RIPE researchers put plant protein mechanism into bacteria to help move forward 50 years of effort
A team from the Australian National University (ANU) has modified the protein folding properties of bacteria by adding multiple components from the chloroplast of plants. The accomplishment enables the researchers to look at chloroplast proteins in greater detail and find solutions to enhance their function faster, an objective 50 years in the making.
RIPE, or Realizing Increased Photosynthetic Efficiency, led by the University of Illinois Urbana-Champaign, is engineering crops to be more productive by improving photosynthesis, the natural process all plants use to convert sunlight into energy and yields. RIPE is supported by the Bill & Melinda Gates Foundation, Foundation for Food & Agriculture Research, and the U.K. Foreign, Commonwealth & Development Office.
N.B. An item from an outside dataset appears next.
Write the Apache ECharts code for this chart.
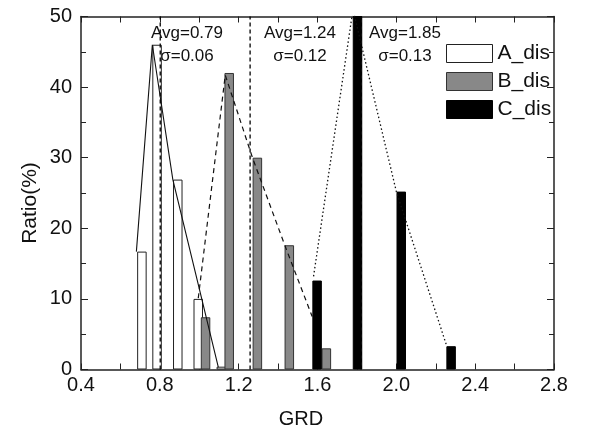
<!DOCTYPE html>
<html><head><meta charset="utf-8">
<script src="https://cdn.jsdelivr.net/npm/echarts@6/dist/echarts.min.js"></script>
<style>html,body{margin:0;padding:0;background:#fff}#c{width:591px;height:431px}</style>
</head><body><div id="c"></div>
<script>
// ---- data ----
const seriesNames = ['A_dis', 'B_dis', 'C_dis'];
const aX = [0.709, 0.786, 0.891, 0.995, 1.112];
const aY = [16.7, 46.0, 26.9, 10.0, 0.4];
const bX = [1.032, 1.152, 1.295, 1.457, 1.645];
const bY = [7.4, 42.0, 30.0, 17.6, 3.0];
const cX = [1.598, 1.803, 2.025, 2.278];
const cY = [12.6, 55.0, 25.2, 3.3];
const aLineX = [0.681, 0.762, 0.866, 1.097];
const aLineY = [16.7, 46.0, 26.9, 0.3];
const bLineX = [0.995, 1.132, 1.27, 1.434, 1.573];
const bLineY = [10.1, 41.7, 30.0, 17.6, 7.5];
const cLineX = [1.58, 1.78, 2.0, 2.256];
const cLineY = [13.2, 51.0, 25.2, 3.3];
const avgX = [0.802, 1.258, 1.822];
const avgText = ['Avg=0.79', 'Avg=1.24', 'Avg=1.85'];
const sigmaText = ['σ=0.06', 'σ=0.12', 'σ=0.13'];
const xName = 'GRD';
const yName = 'Ratio(%)';

const zip = (xs, ys) => xs.map((x, i) => [x, ys[i]]);
const FONT = 'Liberation Sans, Arial, sans-serif';
const AX = '#222';

const chart = echarts.init(document.getElementById('c'), null, {renderer: 'canvas'});

function xAx(pos, labels) {
  return {
    type: 'value', position: pos, min: 0.4, max: 2.8, interval: 0.4,
    axisLine: {show: true, onZero: false, lineStyle: {color: AX, width: 1.5}},
    axisTick: {show: true, inside: true, length: 6, lineStyle: {color: AX, width: 1}},
    minorTick: {show: true, splitNumber: 2, length: 6, lineStyle: {color: AX, width: 1}},
    splitLine: {show: false}, minorSplitLine: {show: false},
    axisLabel: {show: labels, fontSize: 20, fontFamily: FONT, color: '#111', margin: 6,
      formatter: v => v.toFixed(1)}
  };
}
function yAx(pos, labels) {
  return {
    type: 'value', position: pos, min: 0, max: 50, interval: 10,
    axisLine: {show: true, onZero: false, lineStyle: {color: AX, width: 1.5}},
    axisTick: {show: true, inside: true, length: 7, lineStyle: {color: AX, width: 1}},
    minorTick: {show: true, splitNumber: 2, length: 5, lineStyle: {color: AX, width: 1}},
    splitLine: {show: false}, minorSplitLine: {show: false},
    axisLabel: {show: labels, fontSize: 20, fontFamily: FONT, color: '#111', margin: 9}
  };
}

const barCommon = {type: 'bar', barWidth: 9.5, barGap: '-100%', xAxisIndex: 0, yAxisIndex: 0, clip: true};
const lineCommon = {type: 'line', symbol: 'none', xAxisIndex: 0, yAxisIndex: 0, clip: true, silent: true};

const series = [
  Object.assign({}, barCommon, {name: seriesNames[0], data: zip(aX, aY),
    itemStyle: {color: '#ffffff', borderColor: '#222', borderWidth: 1}}),
  Object.assign({}, barCommon, {name: seriesNames[1], data: zip(bX, bY),
    itemStyle: {color: '#888888', borderColor: '#333', borderWidth: 1}}),
  Object.assign({}, barCommon, {name: seriesNames[2], data: zip(cX, cY),
    itemStyle: {color: '#000000', borderColor: '#000', borderWidth: 1}}),
  Object.assign({}, lineCommon, {name: 'aLine', data: zip(aLineX, aLineY),
    lineStyle: {color: '#111', width: 1.1, type: 'solid'}}),
  Object.assign({}, lineCommon, {name: 'bLine', data: zip(bLineX, bLineY),
    lineStyle: {color: '#111', width: 1.2, type: [5, 4]}}),
  Object.assign({}, lineCommon, {name: 'cLine', data: zip(cLineX, cLineY),
    lineStyle: {color: '#111', width: 1.3, type: [1.5, 2.5]}})
];
avgX.forEach((x, i) => {
  series.push(Object.assign({}, lineCommon, {name: 'avg' + i, data: [[x, 0], [x, 50]],
    lineStyle: {color: '#000', width: 1.3, type: [4, 3]}}));
});

const annCx = [187, 300, 405];
const graphic = [];
avgText.forEach((t, i) => {
  graphic.push({type: 'text', x: annCx[i], y: 33, style: {text: t, fontSize: 17, fontFamily: FONT, fill: '#111', align: 'center', verticalAlign: 'middle'}});
  graphic.push({type: 'text', x: annCx[i], y: 56, style: {text: sigmaText[i], fontSize: 17, fontFamily: FONT, fill: '#111', align: 'center', verticalAlign: 'middle'}});
});
graphic.push({type: 'text', x: 301, y: 419, style: {text: xName, fontSize: 20, fontFamily: FONT, fill: '#111', align: 'center', verticalAlign: 'middle'}});
graphic.push({type: 'text', x: 30, y: 203, rotation: Math.PI / 2, style: {text: yName, fontSize: 21, fontFamily: FONT, fill: '#111', align: 'center', verticalAlign: 'middle'}});

chart.setOption({
  animation: false,
  backgroundColor: '#fff',
  grid: {left: 81, right: 37, top: 16.5, bottom: 61.5, containLabel: false},
  xAxis: [xAx('bottom', true), xAx('top', false)],
  yAxis: [yAx('left', true), yAx('right', false)],
  legend: {
    data: seriesNames.map(n => ({name: n, icon: 'rect'})), orient: 'vertical', left: 446, top: 43, padding: 0,
    itemWidth: 46, itemHeight: 18, itemGap: 7, selectedMode: false,
    itemStyle: {borderWidth: 1},
    textStyle: {fontSize: 21, fontFamily: FONT, color: '#111'}
  },
  graphic: graphic,
  series: series
});
</script>
</body></html>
This work was undertaken with the goal of understanding and improving Rubisco, the protein in plant chloroplasts that initiates the fixation of atmospheric carbon dioxide into sugars during the process of photosynthesis. Unlike many other proteins in photosynthesis, Rubisco is slow and requires a number of ‘chaperones’ in order to operate properly. Research over the last few decades has identified most, possibly all, of these partners. This provides scientists with new capabilities to study and speed up plant Rubisco in Escherichia coli, commonly known as E. coli—a bacteria found in the environment, foods, and human intestines— and a host often used in science to more quickly study proteins.
In a new article published in the Journal of Experimental Botany, the ANU team demonstrated the utility of a robust, genetically modular, E. coli expression tool. The work builds on a comparable expression tool developed in the Manajit Hayer-Hartl lab to provide a new system better suited for improving Rubisco efficiency.
“Assembling this new bacterial bioengineering strategy and comparing its efficiency relative to natural chloroplasts was a long-term challenge,” said Whitney, a Professor in ANU’s Research School of Biology. “Thankfully, this new technology now provides us unprecedented experimental through-put with outcomes available within days rather than the months our slow and costly traditional testing approach using plant transgenics would take.”
While this new E. coli Rubisco bioengineering system will need additional design tweaks to tailor its compatibility with different crops, Whitney is confident their research provides a critical turning point in being able to tune up Rubisco activity.
“We can now apply the protein optimization tool of Directed Evolution, a tool we have already used to speed up the CO2-fixation rates in a number of different non-plant forms, to plant Rubisco,” said Whitney. “Once we do that, we can introduce the desired changes to speed up Rubisco in crops by gene editing. Then we will see the benefits in photosynthetic performance and the impact on plant growth and yield.”